Australian developer Charter Hall plans to demolish all buildings at the Southern Cross Arcade site with the exception of the recently state heritage-listed Sands and McDougall building façade, which has been incorporated into the new building design.
The Art Deco and Modernism Society of Australia describes the Sands and McDougall building, once housing a printing press, as “the first art deco façade in South Australia and the oldest-surviving art deco façade”.
InDaily reported last month that Environment Minister David Speirs rejected a request from Charter Hall to intervene in a Heritage Council decision and instead fast-tracked the listing of the Sands and McDougall building’s façade and canopy on the state’s heritage register.
At the time, Speirs criticised the developer for ignoring the façade’s local heritage-listing when it tried to submit plans to the State Commission Assessment Panel (SCAP) in July proposing to demolish the building.
The new plans, lodged on behalf of Charter Hall by Future Urban Group and to be assessed by the SCAP today, include 16 levels of mixed retail and office space, featuring approximately 1000 square-metres of ground floor commercial space, a 2750 square-metre supermarket and 39,000 square-metres of office floor area.
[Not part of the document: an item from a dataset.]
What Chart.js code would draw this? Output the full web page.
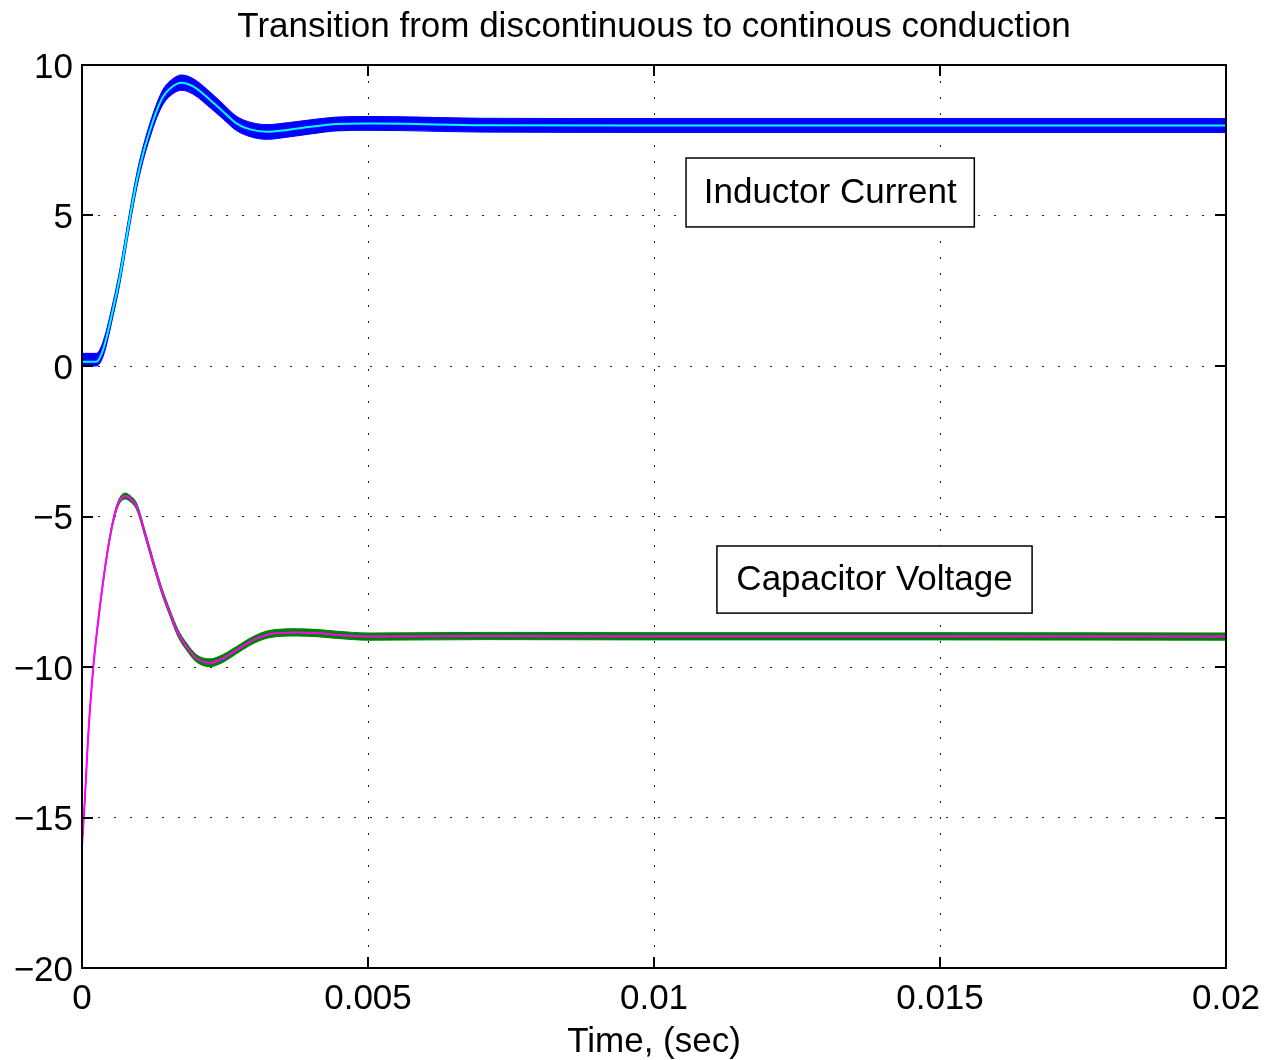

The 64.4-metre-high building will include eight retail outlets, a pedestrian mall connecting King William Street to James Place and a wellness centre.
The Sands and McDougall building frontage and canopy is proposed to be incorporated within a two to three-storey podium on King William Street, providing an entry to the office tower.
The Government Architect and Heritage South Australia have commended the plans, prompting the State Government to recommend development approval.
In his report to the SCAP, government planning consultant Damian Dawson wrote that the glazed office tower was “likely to provide a distinct and contemporary sculptural element within the CBD skyline”.
He wrote that the architects had sought to “provide a sense of the former footprint of the (Sands and MacDougall) building within the entrance foyer” by including a lounge area directly behind the retained façade.
“The façade will be activated with a new entrance door and will be visible both from the outside and within the foyer on account of the recessed glazing line either side of the façade and the retention of the side wall returns of the building,” he wrote.
“The podium treatment along King William Street is lifted to 3 storeys adjacent the heritage façade to better reflect the proportions of the heritage building.
“The heritage façade and canopy will form a prominent entrance to the office tower and will ultimately assist in providing a level of recognition and identity to the office tower above.”
In her submission to the SCAP, government architect Kirsteen Mackay wrote that the development was a “rare opportunity” due to its size and central CBD location.
She said the design featured “convincing integration” of the state heritage place that “celebrated” its history.
The plans also feature 39 car parking spaces and 283 bicycle parking spaces.